> **Listed records**
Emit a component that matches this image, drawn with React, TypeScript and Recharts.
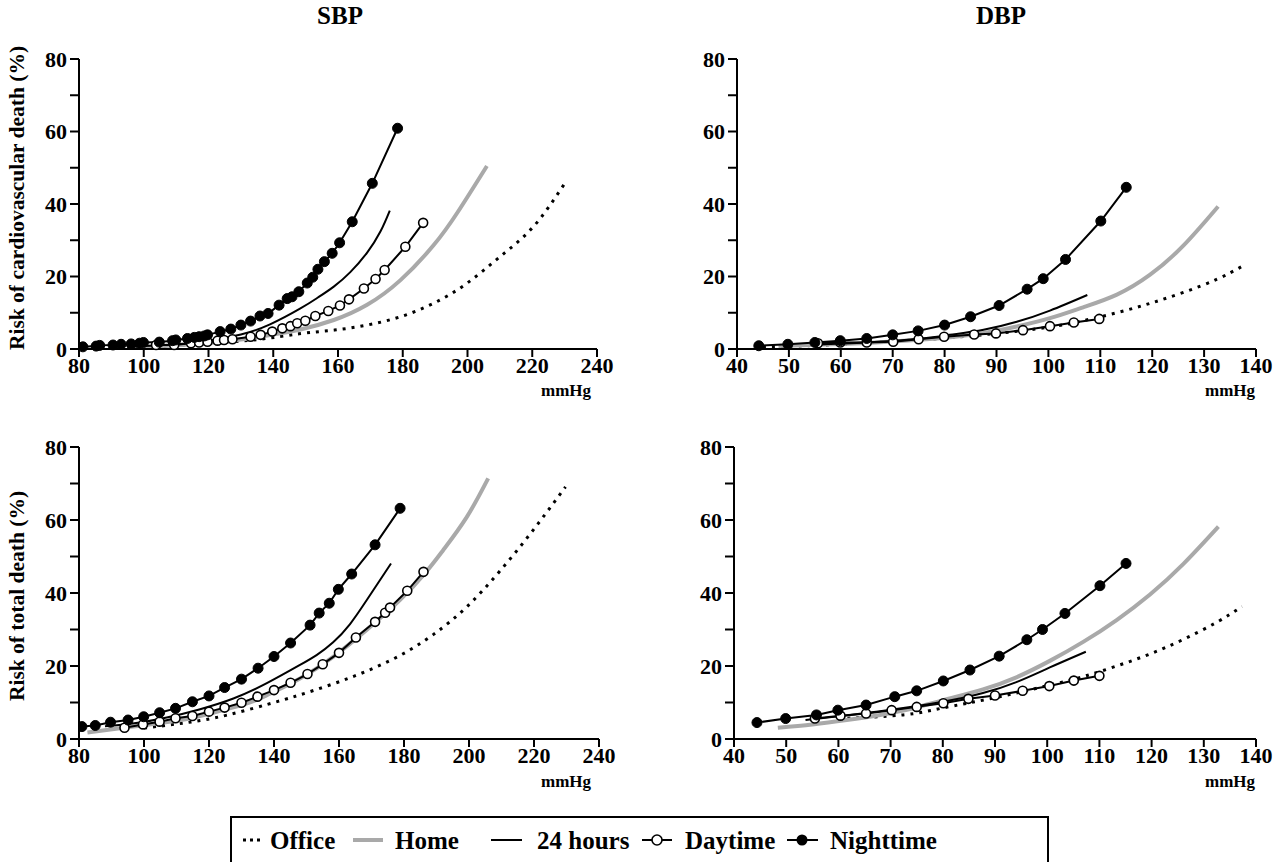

* * *

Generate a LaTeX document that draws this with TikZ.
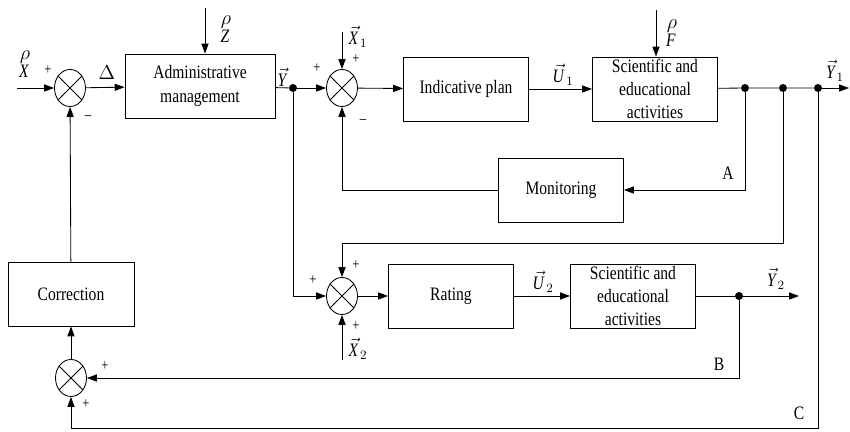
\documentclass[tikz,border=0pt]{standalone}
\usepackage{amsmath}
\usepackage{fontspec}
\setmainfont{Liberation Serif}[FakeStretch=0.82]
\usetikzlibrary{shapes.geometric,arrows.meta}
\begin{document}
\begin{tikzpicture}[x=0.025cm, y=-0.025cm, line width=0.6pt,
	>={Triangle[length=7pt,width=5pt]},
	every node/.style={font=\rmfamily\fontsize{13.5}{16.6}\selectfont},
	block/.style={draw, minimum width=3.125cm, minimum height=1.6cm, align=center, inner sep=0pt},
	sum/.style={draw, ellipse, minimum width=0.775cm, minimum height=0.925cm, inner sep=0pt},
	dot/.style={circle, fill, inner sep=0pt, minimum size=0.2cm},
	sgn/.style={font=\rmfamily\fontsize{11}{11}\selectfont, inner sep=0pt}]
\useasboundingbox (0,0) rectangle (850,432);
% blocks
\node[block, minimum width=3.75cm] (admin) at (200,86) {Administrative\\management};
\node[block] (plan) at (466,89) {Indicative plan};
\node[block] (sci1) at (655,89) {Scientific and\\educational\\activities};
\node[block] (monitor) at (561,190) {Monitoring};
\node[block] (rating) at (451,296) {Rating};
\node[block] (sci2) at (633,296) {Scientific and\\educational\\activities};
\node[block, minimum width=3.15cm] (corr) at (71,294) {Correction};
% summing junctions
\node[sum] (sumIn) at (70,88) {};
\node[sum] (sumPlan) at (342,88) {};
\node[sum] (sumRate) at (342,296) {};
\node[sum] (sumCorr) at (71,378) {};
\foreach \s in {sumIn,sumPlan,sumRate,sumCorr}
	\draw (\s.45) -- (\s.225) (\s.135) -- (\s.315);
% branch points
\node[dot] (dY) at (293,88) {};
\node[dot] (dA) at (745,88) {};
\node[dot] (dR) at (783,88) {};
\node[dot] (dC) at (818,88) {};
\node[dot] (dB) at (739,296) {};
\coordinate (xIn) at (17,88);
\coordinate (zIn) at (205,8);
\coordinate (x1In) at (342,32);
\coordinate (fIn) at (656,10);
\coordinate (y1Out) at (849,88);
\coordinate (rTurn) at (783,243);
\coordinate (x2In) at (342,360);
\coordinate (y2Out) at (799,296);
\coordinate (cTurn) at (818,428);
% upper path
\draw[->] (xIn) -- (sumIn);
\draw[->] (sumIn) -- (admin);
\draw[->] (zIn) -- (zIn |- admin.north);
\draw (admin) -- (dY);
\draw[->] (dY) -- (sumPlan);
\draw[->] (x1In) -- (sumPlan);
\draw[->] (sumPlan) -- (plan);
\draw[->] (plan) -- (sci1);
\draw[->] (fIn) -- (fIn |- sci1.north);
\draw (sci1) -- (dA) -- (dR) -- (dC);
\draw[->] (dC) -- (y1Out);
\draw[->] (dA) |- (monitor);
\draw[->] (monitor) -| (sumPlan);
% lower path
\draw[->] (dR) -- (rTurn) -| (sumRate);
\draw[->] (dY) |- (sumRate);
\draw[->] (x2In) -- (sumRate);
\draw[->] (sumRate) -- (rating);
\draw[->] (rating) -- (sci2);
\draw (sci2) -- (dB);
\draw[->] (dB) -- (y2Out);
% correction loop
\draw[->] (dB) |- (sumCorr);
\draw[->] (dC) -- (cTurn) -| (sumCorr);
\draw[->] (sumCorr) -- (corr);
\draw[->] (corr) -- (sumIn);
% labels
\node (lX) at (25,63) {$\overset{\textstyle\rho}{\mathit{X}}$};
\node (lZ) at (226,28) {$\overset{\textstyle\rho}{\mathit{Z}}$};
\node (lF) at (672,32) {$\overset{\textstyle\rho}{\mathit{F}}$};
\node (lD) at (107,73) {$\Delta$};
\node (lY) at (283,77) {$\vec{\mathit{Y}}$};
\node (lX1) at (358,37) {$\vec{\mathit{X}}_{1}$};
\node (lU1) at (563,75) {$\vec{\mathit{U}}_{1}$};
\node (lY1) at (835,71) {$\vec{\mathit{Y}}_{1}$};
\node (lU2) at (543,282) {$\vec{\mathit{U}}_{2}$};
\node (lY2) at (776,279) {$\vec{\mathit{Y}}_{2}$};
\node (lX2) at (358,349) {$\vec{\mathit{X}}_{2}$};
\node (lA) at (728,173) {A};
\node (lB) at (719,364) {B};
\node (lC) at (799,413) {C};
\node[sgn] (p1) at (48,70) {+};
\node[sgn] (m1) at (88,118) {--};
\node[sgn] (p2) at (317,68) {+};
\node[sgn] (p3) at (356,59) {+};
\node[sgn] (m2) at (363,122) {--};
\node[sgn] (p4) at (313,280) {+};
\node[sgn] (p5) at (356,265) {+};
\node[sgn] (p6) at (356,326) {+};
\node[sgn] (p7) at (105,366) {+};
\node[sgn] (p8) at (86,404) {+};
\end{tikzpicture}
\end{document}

---

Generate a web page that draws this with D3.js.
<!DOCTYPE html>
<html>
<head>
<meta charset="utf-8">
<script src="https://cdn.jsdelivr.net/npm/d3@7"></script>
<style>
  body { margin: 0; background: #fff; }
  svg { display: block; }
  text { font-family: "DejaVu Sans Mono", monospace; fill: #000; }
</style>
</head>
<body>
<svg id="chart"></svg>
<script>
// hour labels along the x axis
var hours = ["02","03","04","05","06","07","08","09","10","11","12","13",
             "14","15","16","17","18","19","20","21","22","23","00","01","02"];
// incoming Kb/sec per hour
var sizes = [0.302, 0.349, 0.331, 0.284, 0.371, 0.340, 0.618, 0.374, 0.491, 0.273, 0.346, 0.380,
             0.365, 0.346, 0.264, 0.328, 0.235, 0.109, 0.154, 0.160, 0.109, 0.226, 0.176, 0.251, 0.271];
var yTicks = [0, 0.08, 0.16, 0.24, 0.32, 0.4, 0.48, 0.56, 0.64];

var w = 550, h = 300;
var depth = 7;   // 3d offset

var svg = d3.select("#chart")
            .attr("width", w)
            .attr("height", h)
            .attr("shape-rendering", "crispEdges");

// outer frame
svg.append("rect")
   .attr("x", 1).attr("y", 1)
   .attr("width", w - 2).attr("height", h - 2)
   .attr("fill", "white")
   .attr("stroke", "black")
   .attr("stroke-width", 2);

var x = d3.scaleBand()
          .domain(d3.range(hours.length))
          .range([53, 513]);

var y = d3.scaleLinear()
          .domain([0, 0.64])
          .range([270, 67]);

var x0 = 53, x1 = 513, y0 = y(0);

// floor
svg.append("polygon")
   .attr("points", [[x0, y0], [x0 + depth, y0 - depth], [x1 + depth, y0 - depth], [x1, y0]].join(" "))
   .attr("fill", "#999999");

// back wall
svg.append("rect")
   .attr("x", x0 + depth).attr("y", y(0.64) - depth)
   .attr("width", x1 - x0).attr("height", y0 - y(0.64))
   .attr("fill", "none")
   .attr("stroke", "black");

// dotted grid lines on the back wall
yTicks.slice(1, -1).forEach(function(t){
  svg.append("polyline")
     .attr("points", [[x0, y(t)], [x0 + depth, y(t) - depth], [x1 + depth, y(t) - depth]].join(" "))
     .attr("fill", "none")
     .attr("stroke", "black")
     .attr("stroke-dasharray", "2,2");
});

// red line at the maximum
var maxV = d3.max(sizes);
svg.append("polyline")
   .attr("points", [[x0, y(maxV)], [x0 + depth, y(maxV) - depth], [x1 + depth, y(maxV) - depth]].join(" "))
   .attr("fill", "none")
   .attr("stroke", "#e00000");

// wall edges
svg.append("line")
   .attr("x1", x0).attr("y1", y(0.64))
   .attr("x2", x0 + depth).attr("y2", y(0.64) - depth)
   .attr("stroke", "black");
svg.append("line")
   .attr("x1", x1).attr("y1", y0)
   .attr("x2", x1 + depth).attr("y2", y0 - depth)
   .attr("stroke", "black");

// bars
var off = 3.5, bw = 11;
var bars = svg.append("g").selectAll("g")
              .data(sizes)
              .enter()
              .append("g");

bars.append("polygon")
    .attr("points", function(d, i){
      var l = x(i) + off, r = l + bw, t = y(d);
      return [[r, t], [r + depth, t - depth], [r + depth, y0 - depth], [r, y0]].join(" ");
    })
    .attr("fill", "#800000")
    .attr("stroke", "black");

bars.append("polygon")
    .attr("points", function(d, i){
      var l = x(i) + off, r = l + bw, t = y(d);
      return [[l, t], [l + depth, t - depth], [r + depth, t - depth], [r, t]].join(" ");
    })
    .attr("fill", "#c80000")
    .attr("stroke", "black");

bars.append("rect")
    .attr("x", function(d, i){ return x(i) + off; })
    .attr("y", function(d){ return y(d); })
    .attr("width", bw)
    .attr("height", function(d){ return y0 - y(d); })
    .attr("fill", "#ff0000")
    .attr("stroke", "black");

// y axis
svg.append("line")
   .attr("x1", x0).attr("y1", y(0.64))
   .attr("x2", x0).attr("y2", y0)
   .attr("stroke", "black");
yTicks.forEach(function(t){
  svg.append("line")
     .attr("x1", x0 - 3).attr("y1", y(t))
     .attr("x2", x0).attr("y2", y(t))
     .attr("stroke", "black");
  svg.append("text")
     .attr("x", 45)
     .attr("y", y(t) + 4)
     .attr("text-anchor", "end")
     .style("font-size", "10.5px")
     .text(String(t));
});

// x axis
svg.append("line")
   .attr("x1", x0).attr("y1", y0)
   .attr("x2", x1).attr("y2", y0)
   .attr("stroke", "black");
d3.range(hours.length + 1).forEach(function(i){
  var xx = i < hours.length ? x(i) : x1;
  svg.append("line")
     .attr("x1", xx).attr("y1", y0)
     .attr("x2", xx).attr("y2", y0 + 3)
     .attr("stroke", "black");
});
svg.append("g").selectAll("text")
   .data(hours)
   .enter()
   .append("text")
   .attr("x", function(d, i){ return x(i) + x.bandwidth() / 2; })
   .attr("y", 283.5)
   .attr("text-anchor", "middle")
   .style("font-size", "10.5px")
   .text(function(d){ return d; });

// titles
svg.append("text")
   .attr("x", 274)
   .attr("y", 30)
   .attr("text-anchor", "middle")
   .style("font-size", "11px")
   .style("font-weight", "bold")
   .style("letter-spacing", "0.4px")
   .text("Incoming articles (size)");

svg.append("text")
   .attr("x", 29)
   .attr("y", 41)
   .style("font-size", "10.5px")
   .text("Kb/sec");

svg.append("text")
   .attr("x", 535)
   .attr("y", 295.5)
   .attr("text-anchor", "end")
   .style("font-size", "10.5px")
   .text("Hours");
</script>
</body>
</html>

> **Aim**
Return solely the number of lines in the data that include the word "this".

> **Solution to the problem**
3